• **What you are asked to do**: Omit any picture, and return the remaining data exactly as written.

• **Information provided**:
%%

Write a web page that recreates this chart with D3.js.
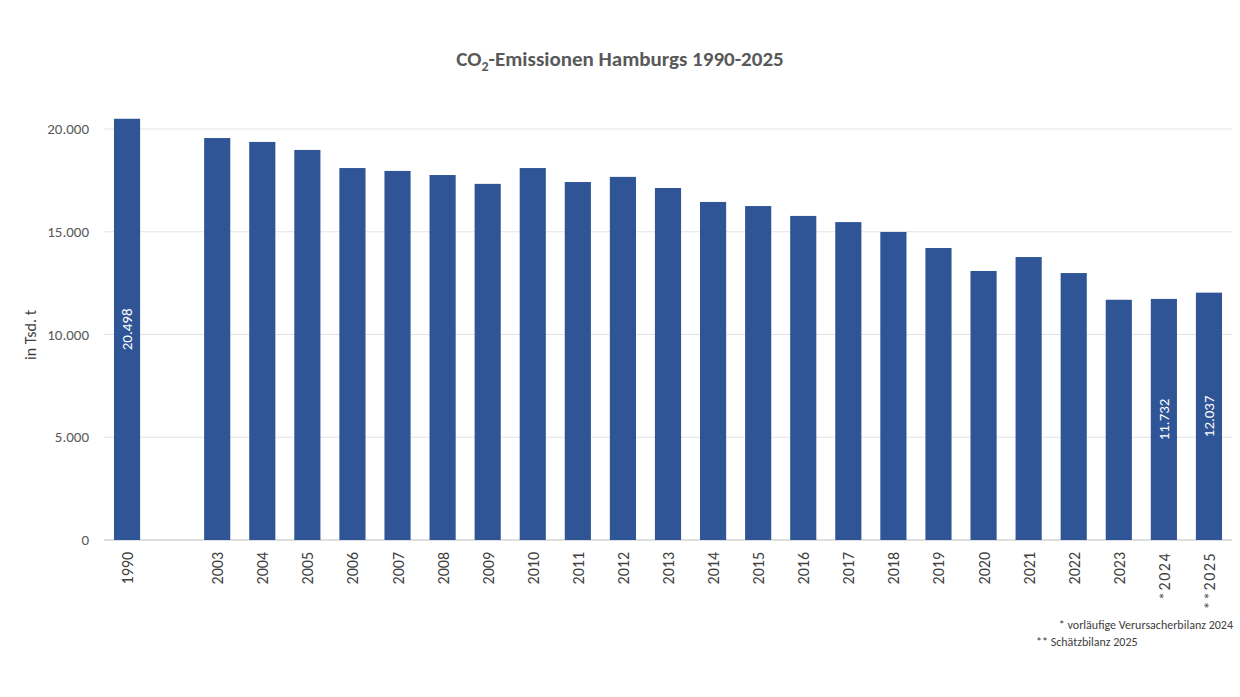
<!DOCTYPE html>
<html><head><meta charset="utf-8">
<script src="https://cdn.jsdelivr.net/npm/d3@7"></script>
<style>body{margin:0;background:#fff}svg{font-family:Calibri,Carlito,"Liberation Sans",Arial,sans-serif}</style>
</head><body><svg id="c" width="1240" height="697"></svg>
<script>
const years = ['1990', '', '2003', '2004', '2005', '2006', '2007', '2008', '2009', '2010', '2011', '2012', '2013', '2014', '2015', '2016', '2017', '2018', '2019', '2020', '2021', '2022', '2023', '2024', '2025'];
const tickLabels = ['1990', '', '2003', '2004', '2005', '2006', '2007', '2008', '2009', '2010', '2011', '2012', '2013', '2014', '2015', '2016', '2017', '2018', '2019', '2020', '2021', '2022', '2023', '*2024', '**2025'];
const emissions = [20498, null, 19560, 19370, 18980, 18100, 17960, 17760, 17330, 18100, 17420, 17670, 17130, 16450, 16250, 15770, 15470, 14990, 14210, 13090, 13770, 12990, 11690, 11732, 12037];
const labelled = ['1990', '2024', '2025'];
const yTicks = [0, 5000, 10000, 15000, 20000];

const svg = d3.select('#c');
const fmt = v => d3.format(',')(v).replace(/,/g, '.');
const x = d3.scaleBand().domain(years).range([104.5, 1231.5]).paddingInner(0.42).paddingOuter(0.21);
const y = d3.scaleLinear().domain([0, 20000]).range([540, 129]);

svg.append('g').selectAll('line').data(yTicks).enter().append('line')
    .attrs = null;
svg.select('g').selectAll('line')
    .attr('x1', 104).attr('x2', 1232)
    .attr('y1', d => y(d)).attr('y2', d => y(d))
    .attr('stroke', d => d === 0 ? '#bfbfbf' : '#e3e3e3').attr('stroke-width', 1);

svg.append('g').selectAll('text').data(yTicks).enter().append('text')
    .attr('x', 89).attr('y', d => y(d) + 5).attr('text-anchor', 'end')
    .attr('font-size', 15).attr('fill', '#595959').text(d => fmt(d));

const data = years.map((k, i) => ({k: k, v: emissions[i], t: tickLabels[i]}));

svg.append('g').selectAll('rect').data(data.filter(d => d.v != null)).enter().append('rect')
    .attr('x', d => x(d.k)).attr('width', x.bandwidth())
    .attr('y', d => y(d.v)).attr('height', d => y(0) - y(d.v))
    .attr('fill', '#2f5597');

svg.append('g').selectAll('text').data(data.filter(d => labelled.includes(d.k))).enter().append('text')
    .attr('transform', d => 'translate(' + (x(d.k) + x.bandwidth() / 2 + 5) + ',' + y(d.v / 2) + ') rotate(-90)')
    .attr('text-anchor', 'middle').attr('font-size', 15).attr('fill', '#fff').text(d => fmt(d.v));

svg.append('g').selectAll('text').data(data.filter(d => d.t)).enter().append('text')
    .attr('transform', d => 'translate(' + (x(d.k) + x.bandwidth() / 2 + 6) + ',552) rotate(-90)')
    .attr('text-anchor', 'end').attr('font-size', 16).attr('fill', '#404040')
    .attr('letter-spacing', d => d.t.startsWith('*') ? 1.5 : 0).text(d => d.t);

svg.append('text').attr('transform', 'translate(36,335) rotate(-90)').attr('text-anchor', 'middle')
    .attr('font-size', 16).attr('fill', '#404040').text('in Tsd. t');

const title = svg.append('text').attr('x', 620).attr('y', 66).attr('text-anchor', 'middle')
    .attr('font-size', 21).attr('font-weight', 'bold').attr('fill', '#595959');
title.append('tspan').text('CO');
title.append('tspan').attr('font-size', 14).attr('dy', 5).text('2');
title.append('tspan').attr('dy', -5).text('-Emissionen Hamburgs 1990-2025');

svg.append('text').attr('x', 1233).attr('y', 629).attr('text-anchor', 'end').attr('font-size', 12)
    .attr('fill', '#404040').text('* vorläufige Verursacherbilanz 2024');
svg.append('text').attr('x', 1036).attr('y', 646).attr('font-size', 12)
    .attr('fill', '#404040').text('** Schätzbilanz 2025');
</script></body></html>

%%

• **Exercise solution**:
Write a web page that recreates this chart with D3.js.
<!DOCTYPE html>
<html><head><meta charset="utf-8">
<script src="https://cdn.jsdelivr.net/npm/d3@7"></script>
<style>body{margin:0;background:#fff}svg{font-family:Calibri,Carlito,"Liberation Sans",Arial,sans-serif}</style>
</head><body><svg id="c" width="1240" height="697"></svg>
<script>
const years = ['1990', '', '2003', '2004', '2005', '2006', '2007', '2008', '2009', '2010', '2011', '2012', '2013', '2014', '2015', '2016', '2017', '2018', '2019', '2020', '2021', '2022', '2023', '2024', '2025'];
const tickLabels = ['1990', '', '2003', '2004', '2005', '2006', '2007', '2008', '2009', '2010', '2011', '2012', '2013', '2014', '2015', '2016', '2017', '2018', '2019', '2020', '2021', '2022', '2023', '*2024', '**2025'];
const emissions = [20498, null, 19560, 19370, 18980, 18100, 17960, 17760, 17330, 18100, 17420, 17670, 17130, 16450, 16250, 15770, 15470, 14990, 14210, 13090, 13770, 12990, 11690, 11732, 12037];
const labelled = ['1990', '2024', '2025'];
const yTicks = [0, 5000, 10000, 15000, 20000];

const svg = d3.select('#c');
const fmt = v => d3.format(',')(v).replace(/,/g, '.');
const x = d3.scaleBand().domain(years).range([104.5, 1231.5]).paddingInner(0.42).paddingOuter(0.21);
const y = d3.scaleLinear().domain([0, 20000]).range([540, 129]);

svg.append('g').selectAll('line').data(yTicks).enter().append('line')
    .attrs = null;
svg.select('g').selectAll('line')
    .attr('x1', 104).attr('x2', 1232)
    .attr('y1', d => y(d)).attr('y2', d => y(d))
    .attr('stroke', d => d === 0 ? '#bfbfbf' : '#e3e3e3').attr('stroke-width', 1);

svg.append('g').selectAll('text').data(yTicks).enter().append('text')
    .attr('x', 89).attr('y', d => y(d) + 5).attr('text-anchor', 'end')
    .attr('font-size', 15).attr('fill', '#595959').text(d => fmt(d));

const data = years.map((k, i) => ({k: k, v: emissions[i], t: tickLabels[i]}));

svg.append('g').selectAll('rect').data(data.filter(d => d.v != null)).enter().append('rect')
    .attr('x', d => x(d.k)).attr('width', x.bandwidth())
    .attr('y', d => y(d.v)).attr('height', d => y(0) - y(d.v))
    .attr('fill', '#2f5597');

svg.append('g').selectAll('text').data(data.filter(d => labelled.includes(d.k))).enter().append('text')
    .attr('transform', d => 'translate(' + (x(d.k) + x.bandwidth() / 2 + 5) + ',' + y(d.v / 2) + ') rotate(-90)')
    .attr('text-anchor', 'middle').attr('font-size', 15).attr('fill', '#fff').text(d => fmt(d.v));

svg.append('g').selectAll('text').data(data.filter(d => d.t)).enter().append('text')
    .attr('transform', d => 'translate(' + (x(d.k) + x.bandwidth() / 2 + 6) + ',552) rotate(-90)')
    .attr('text-anchor', 'end').attr('font-size', 16).attr('fill', '#404040')
    .attr('letter-spacing', d => d.t.startsWith('*') ? 1.5 : 0).text(d => d.t);

svg.append('text').attr('transform', 'translate(36,335) rotate(-90)').attr('text-anchor', 'middle')
    .attr('font-size', 16).attr('fill', '#404040').text('in Tsd. t');

const title = svg.append('text').attr('x', 620).attr('y', 66).attr('text-anchor', 'middle')
    .attr('font-size', 21).attr('font-weight', 'bold').attr('fill', '#595959');
title.append('tspan').text('CO');
title.append('tspan').attr('font-size', 14).attr('dy', 5).text('2');
title.append('tspan').attr('dy', -5).text('-Emissionen Hamburgs 1990-2025');

svg.append('text').attr('x', 1233).attr('y', 629).attr('text-anchor', 'end').attr('font-size', 12)
    .attr('fill', '#404040').text('* vorläufige Verursacherbilanz 2024');
svg.append('text').attr('x', 1036).attr('y', 646).attr('font-size', 12)
    .attr('fill', '#404040').text('** Schätzbilanz 2025');
</script></body></html>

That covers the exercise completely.